Experimental Study on the Compressive Performance and Enhancement of Buckling Resistance for Composite Bars

Abstract

A steel-fiber reinforced polymer (FRP) composite bar (SFCB) consists of an inner steel bar and an outer continuous FRP layer, which exhibits excellent corrosion resistance, a high elastic modulus, and customizable postyield stiffness in tension. However, its response and buckling characteristics under compression remain unclear. This paper presents an experimental study on the axial compressive properties of bare SFCB with varying equivalent slenderness ratios (λeq) and compares them with those of BFRP bars and stainless steel bars. To enhance the buckling resistance of the rebars and to solve the rebar congestion in precast members, corrugated-pipe confined (CPC) specimens with bundled reinforcement were designed and tested under compression with two pipe diameters (40 mm and 60 mm). The compressive damage of SFCB included FRP fracture, debonding between fibers, or debonding between the FRP and the inner steel bar. SFCBs with λeq less than 8 demonstrated a slight postyield stiffness, and the load capacity exhibited a slight decrease with an increase in λeq. The compressive load capacity of SFCBs was significantly lower than that under tension and could hardly exceed the yield load, with a maximum of only 34% of the tensile load. The CPC specimens could result in a higher overall load capacity than the sum of the compressive loads of the individual components as well as better axial deformation ability of the inside rebars.

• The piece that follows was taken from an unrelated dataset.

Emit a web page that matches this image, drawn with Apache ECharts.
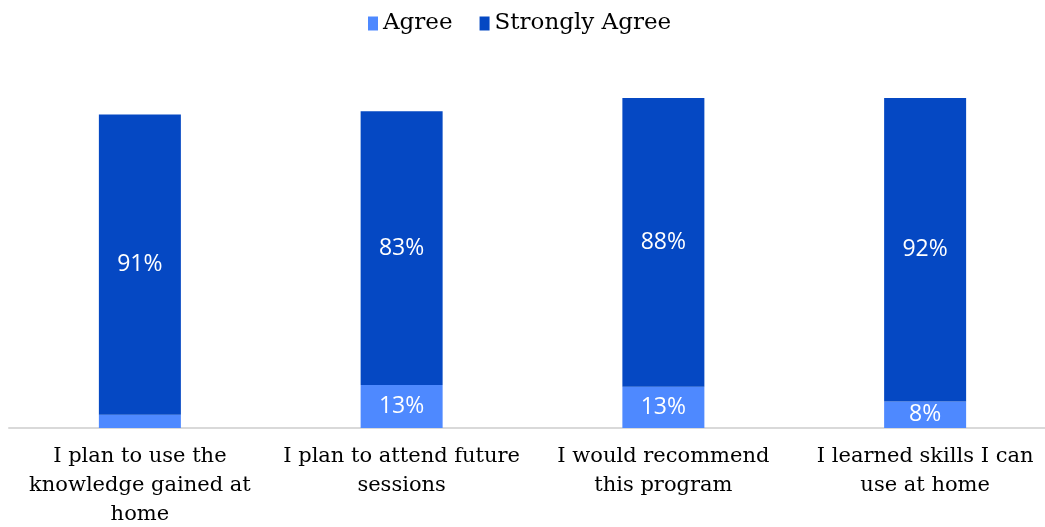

The maximum load capacity of SFCB inside the CPC specimens increased by approximately 100%, exceeding the yield load and demonstrating postyield stiffness characteristics, which is effective in enhancing the seismic performance of the structure. BFRP bars are sensitive to the pipe diameter of CPC specimens, and the compressive load capacity and deformation capacity in D60-CPC specimens can reach more than twice that of bare BFRP bars, while the performance of D40-CPC was significantly degraded.